DATASET ROWS:
------------------------------

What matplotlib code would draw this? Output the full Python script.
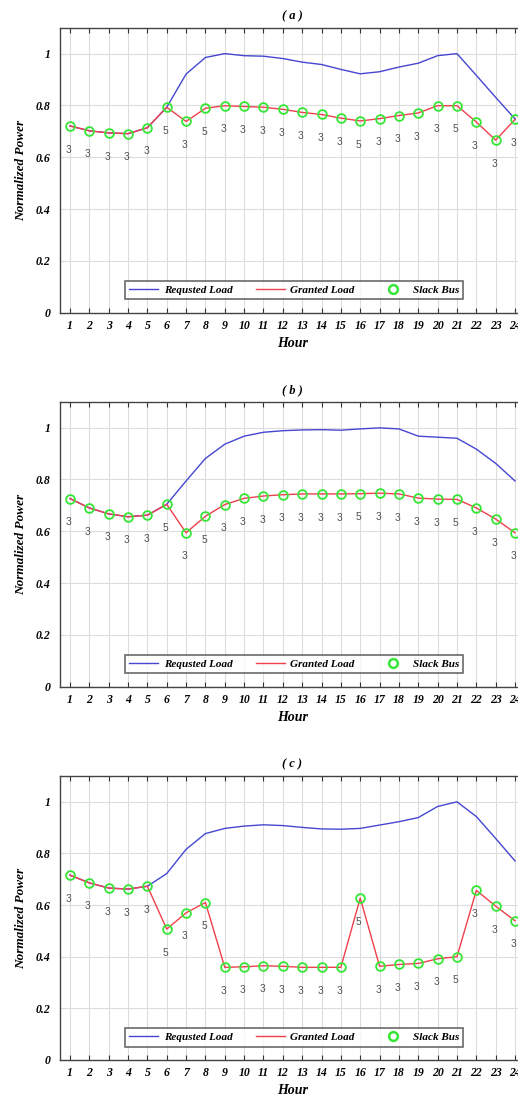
import matplotlib
matplotlib.use("Agg")
import matplotlib.pyplot as plt
from matplotlib.lines import Line2D

hours = list(range(1, 25))

req_a = [0.721, 0.702, 0.694, 0.691, 0.714, 0.793, 0.921, 0.985, 1.000, 0.992, 0.990, 0.981,
         0.967, 0.958, 0.939, 0.922, 0.930, 0.948, 0.963, 0.992, 1.000, 0.916, 0.831, 0.748]
gra_a = [0.721, 0.702, 0.694, 0.691, 0.714, 0.793, 0.738, 0.789, 0.799, 0.796, 0.793, 0.785,
         0.773, 0.765, 0.751, 0.740, 0.749, 0.761, 0.771, 0.799, 0.799, 0.736, 0.666, 0.746]
bus_a = [3, 3, 3, 3, 3, 5, 3, 5, 3, 3, 3, 3, 3, 3, 3, 5, 3, 3, 3, 3, 5, 3, 3, 3]

req_b = [0.726, 0.690, 0.667, 0.656, 0.662, 0.704, 0.794, 0.881, 0.936, 0.967, 0.982, 0.988,
         0.991, 0.992, 0.990, 0.995, 0.999, 0.995, 0.967, 0.963, 0.959, 0.917, 0.862, 0.794]
gra_b = [0.726, 0.690, 0.667, 0.656, 0.662, 0.704, 0.594, 0.658, 0.703, 0.727, 0.736, 0.741,
         0.744, 0.744, 0.744, 0.745, 0.747, 0.744, 0.728, 0.724, 0.723, 0.690, 0.647, 0.594]
bus_b = [3, 3, 3, 3, 3, 5, 3, 5, 3, 3, 3, 3, 3, 3, 3, 5, 3, 3, 3, 3, 5, 3, 3, 3]

req_c = [0.716, 0.686, 0.666, 0.662, 0.673, 0.722, 0.816, 0.877, 0.897, 0.906, 0.911, 0.908,
         0.901, 0.895, 0.894, 0.897, 0.910, 0.923, 0.939, 0.982, 1.000, 0.943, 0.858, 0.771]
gra_c = [0.716, 0.686, 0.666, 0.662, 0.673, 0.507, 0.570, 0.610, 0.359, 0.361, 0.365, 0.363,
         0.359, 0.359, 0.359, 0.627, 0.363, 0.370, 0.374, 0.392, 0.400, 0.657, 0.596, 0.539]
bus_c = [3, 3, 3, 3, 3, 5, 3, 5, 3, 3, 3, 3, 3, 3, 3, 5, 3, 3, 3, 3, 5, 3, 3, 3]

titles = ["( a )", "( b )", "( c )"]
yticks = [0, 0.2, 0.4, 0.6, 0.8, 1.0]
ytick_labels = ["0", "0.2", "0.4", "0.6", "0.8", "1"]
legend_labels = ["Requsted Load", "Granted Load", "Slack Bus"]

SERIF = "Liberation Serif"
W, H = 518, 1100
fig = plt.figure(figsize=(W / 100, H / 100), dpi=100)

# axes pixel geometry: (bottom px from top, height px)
panels = [(312.7, 285.0), (686.7, 285.0), (1060.0, 284.0)]
left_px = 60.3
width_px = 464.4

blue = "#4646d2"
red = "#f0404c"
green = "#36e636"

datasets = [(req_a, gra_a, bus_a), (req_b, gra_b, bus_b), (req_c, gra_c, bus_c)]

for i, ((bot, hgt), (req, gra, bus)) in enumerate(zip(panels, datasets)):
    ax = fig.add_axes([left_px / W, (H - bot) / H, width_px / W, hgt / H])
    ax.plot(hours, req, color=blue, lw=1.0, zorder=3)
    ax.plot(hours, gra, color=red, lw=1.0, zorder=4)
    ax.plot(hours, gra, ls="none", marker="o", ms=6.3, mfc="none", mec=green, mew=1.3, zorder=5)
    for h, g, b in zip(hours, gra, bus):
        ax.annotate(str(b), (h, g), xytext=(-1, -17), textcoords="offset points",
                    ha="center", va="center", fontsize=7.3, color="#505050",
                    family="Liberation Sans", zorder=6)
    ax.set_xlim(0.5, 24.5)
    ax.set_ylim(0, 1.1)
    ax.set_xticks(hours)
    ax.set_xticklabels([str(h) for h in hours])
    ax.set_yticks(yticks)
    ax.set_yticklabels(ytick_labels)
    ax.grid(True, color="#dcdcdc", lw=0.8, zorder=0)
    ax.set_axisbelow(True)
    ax.tick_params(axis="x", direction="in", length=3.5, width=0.8, top=True, bottom=True,
                   pad=5, color="#333333")
    ax.tick_params(axis="y", length=0, pad=7)
    for lab in ax.get_xticklabels() + ax.get_yticklabels():
        lab.set_fontfamily(SERIF)
        lab.set_fontstyle("italic")
        lab.set_fontweight("bold")
        lab.set_fontsize(8.5)
    for s in ["left", "bottom", "top"]:
        ax.spines[s].set_color("#444444")
        ax.spines[s].set_linewidth(1.0)
    ax.spines["right"].set_visible(False)
    ax.set_title(titles[i], family=SERIF, style="italic", weight="bold", fontsize=9, pad=6)
    ax.set_xlabel("Hour", family=SERIF, style="italic", weight="bold", fontsize=10, labelpad=4)
    ax.set_ylabel("Normalized Power", family=SERIF, style="italic", weight="bold",
                  fontsize=9.5, labelpad=6)

    handles = [Line2D([], [], color=blue, lw=1.0),
               Line2D([], [], color=red, lw=1.0),
               Line2D([], [], ls="none", marker="o", ms=6.3, mfc="none", mec=green, mew=1.8)]
    leg = ax.legend(handles, legend_labels, ncol=3, loc="lower left",
                    bbox_to_anchor=((125 - left_px) / width_px, 13.5 / hgt),
                    borderaxespad=0, frameon=True, fancybox=False,
                    handlelength=2.6, handletextpad=0.5, columnspacing=2.1,
                    borderpad=0.4,
                    prop={"family": SERIF, "style": "italic", "weight": "bold", "size": 8})
    leg.get_frame().set_edgecolor("#444444")
    leg.get_frame().set_linewidth(1.2)
    leg.set_zorder(7)

fig.savefig("out.png", dpi=100)
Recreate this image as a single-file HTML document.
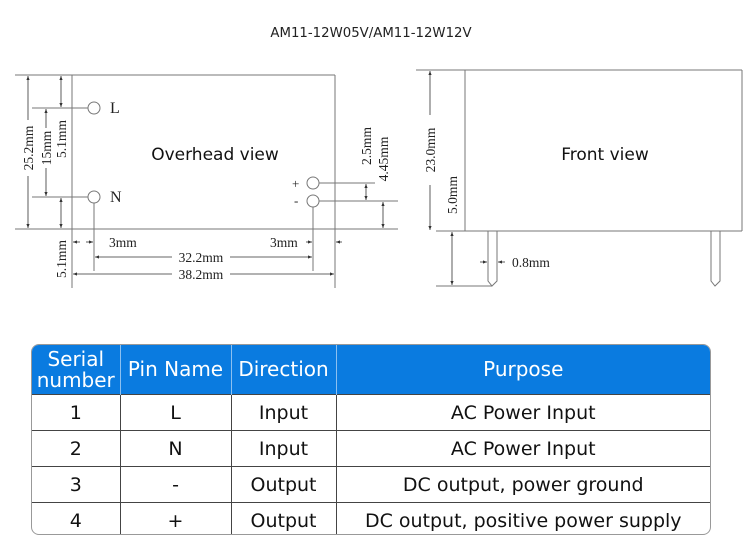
<!DOCTYPE html>
<html><head><meta charset="utf-8"><style>
html,body{margin:0;padding:0;background:#fff;}
body{width:750px;height:546px;position:relative;overflow:hidden;}
svg{position:absolute;left:0;top:0;}
.tb{position:absolute;left:31px;top:344px;width:680px;height:191px;border:1px solid #999;border-radius:8px;overflow:hidden;box-sizing:border-box;}
table{border-collapse:collapse;width:100%;height:100%;font-family:"DejaVu Sans","Liberation Sans",sans-serif;font-size:19px;color:#111;table-layout:fixed;}
th{background:#0a7be0;color:#fff;font-weight:normal;font-size:20px;height:49px;border-right:1px solid #8cc0f0;line-height:21px;padding:0;}
td{text-align:center;border-top:1px solid #444;border-right:1px solid #444;padding:0;height:35px;}
th:last-child,td:last-child{border-right:none;}
</style></head><body>
<svg width="750" height="546" xmlns="http://www.w3.org/2000/svg" font-family="Liberation Serif, serif" font-size="13.5" fill="#222">
<defs>
<marker id="a" viewBox="0 0 10 10" refX="10" refY="5" markerWidth="5" markerHeight="5" orient="auto-start-reverse"><path d="M0,1 L10,5 L0,9z" fill="#333"/></marker>
</defs>
<text x="371" y="37" text-anchor="middle" font-family="DejaVu Sans, Liberation Sans, sans-serif" font-size="13.3" fill="#222">AM11-12W05V/AM11-12W12V</text>
<g stroke="#777" stroke-width="1" fill="none">
<line x1="15" y1="75" x2="335" y2="75"/>
<line x1="15" y1="229" x2="398" y2="229"/>
<line x1="72" y1="75" x2="72" y2="288"/>
<line x1="335" y1="75" x2="335" y2="288"/>
<circle cx="94" cy="108" r="6"/><circle cx="94" cy="197" r="6"/>
<circle cx="313" cy="183" r="6"/><circle cx="313" cy="201" r="6"/>
<line x1="32" y1="108" x2="88" y2="108"/><line x1="32" y1="197" x2="88" y2="197"/>
<line x1="94" y1="203" x2="94" y2="271"/><line x1="313" y1="207" x2="313" y2="271"/>
<line x1="319" y1="183" x2="375" y2="183"/><line x1="319" y1="201" x2="398" y2="201"/>
</g>
<g stroke="#333" stroke-width="0.8" marker-start="url(#a)" marker-end="url(#a)">
<line x1="28" y1="76" x2="28" y2="228"/>
<line x1="46" y1="109" x2="46" y2="196"/>
<line x1="61" y1="76" x2="61" y2="107"/>
<line x1="61" y1="198" x2="61" y2="228"/>
<line x1="366" y1="184" x2="366" y2="200"/>
<line x1="383" y1="202" x2="383" y2="228"/>
<line x1="95" y1="257" x2="312" y2="257"/>
<line x1="73" y1="274" x2="334" y2="274"/>
<line x1="430" y1="71" x2="430" y2="230"/>
<line x1="452" y1="232" x2="452" y2="285"/>
</g>
<g stroke="#333" stroke-width="0.8" marker-end="url(#a)">
<line x1="80" y1="242" x2="73" y2="242"/><line x1="86" y1="242" x2="93" y2="242"/>
<line x1="306" y1="242" x2="312" y2="242"/><line x1="342" y1="242" x2="336" y2="242"/>
<line x1="480" y1="262" x2="487" y2="262"/><line x1="505" y1="262" x2="498" y2="262"/>
</g>
<g fill="#fff">
<rect x="20" y="120" width="16" height="56"/><rect x="38" y="128" width="16" height="40"/>
<rect x="53" y="114" width="16" height="50"/><rect x="53" y="234" width="16" height="50"/>
<rect x="358" y="122" width="16" height="48"/><rect x="375" y="130" width="16" height="58"/>
<rect x="422" y="115" width="16" height="70"/><rect x="444" y="166" width="16" height="58"/>
<rect x="172" y="250" width="58" height="14"/><rect x="172" y="267" width="58" height="14"/>
</g>
<text x="110" y="113" font-size="16">L</text>
<text x="110" y="202" font-size="16">N</text>
<text x="292" y="188" font-size="13">+</text>
<text x="294" y="205" font-size="13">-</text>
<text x="109" y="247">3mm</text>
<text x="270" y="247">3mm</text>
<text x="201" y="262" text-anchor="middle">32.2mm</text>
<text x="201" y="279" text-anchor="middle">38.2mm</text>
<text x="512" y="267">0.8mm</text>
<text transform="translate(33,148) rotate(-90)" text-anchor="middle">25.2mm</text>
<text transform="translate(51,148) rotate(-90)" text-anchor="middle">15mm</text>
<text transform="translate(66,139) rotate(-90)" text-anchor="middle">5.1mm</text>
<text transform="translate(66,259) rotate(-90)" text-anchor="middle">5.1mm</text>
<text transform="translate(371,146) rotate(-90)" text-anchor="middle">2.5mm</text>
<text transform="translate(388,159) rotate(-90)" text-anchor="middle">4.45mm</text>
<text transform="translate(435,150) rotate(-90)" text-anchor="middle">23.0mm</text>
<text transform="translate(457,195) rotate(-90)" text-anchor="middle">5.0mm</text>
<g font-family="DejaVu Sans, Liberation Sans, sans-serif" font-size="17" fill="#111">
<text x="215" y="160" text-anchor="middle">Overhead view</text>
<text x="605" y="160" text-anchor="middle">Front view</text>
</g>
<g stroke="#777" stroke-width="1" fill="none">
<line x1="416" y1="70" x2="742" y2="70"/>
<line x1="436" y1="231" x2="742" y2="231"/>
<line x1="465" y1="70" x2="465" y2="231"/>
<line x1="742" y1="70" x2="742" y2="231"/>
<path d="M488,231 V281 L492,286 L497,281 V231"/>
<path d="M711,231 V281 L715,286 L720,281 V231"/>
<line x1="436" y1="286" x2="492" y2="286"/>
</g>
</svg>
<div class="tb"><table>
<colgroup><col style="width:88px"><col style="width:111px"><col style="width:105px"><col></colgroup>
<tr><th>Serial<br>number</th><th>Pin Name</th><th>Direction</th><th>Purpose</th></tr>
<tr><td>1</td><td>L</td><td>Input</td><td>AC Power Input</td></tr>
<tr><td>2</td><td>N</td><td>Input</td><td>AC Power Input</td></tr>
<tr><td>3</td><td>-</td><td>Output</td><td>DC output, power ground</td></tr>
<tr><td>4</td><td>+</td><td>Output</td><td>DC output, positive power supply</td></tr>
</table></div>
</body></html>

------------------------------

TASK TO COMPLETE:
Identify which lines contain the word "this" and copy each one.

THE COMPLETED TASK:
What matplotlib code would draw this? Output the full Python script.
Recreate this image as a single-file HTML document.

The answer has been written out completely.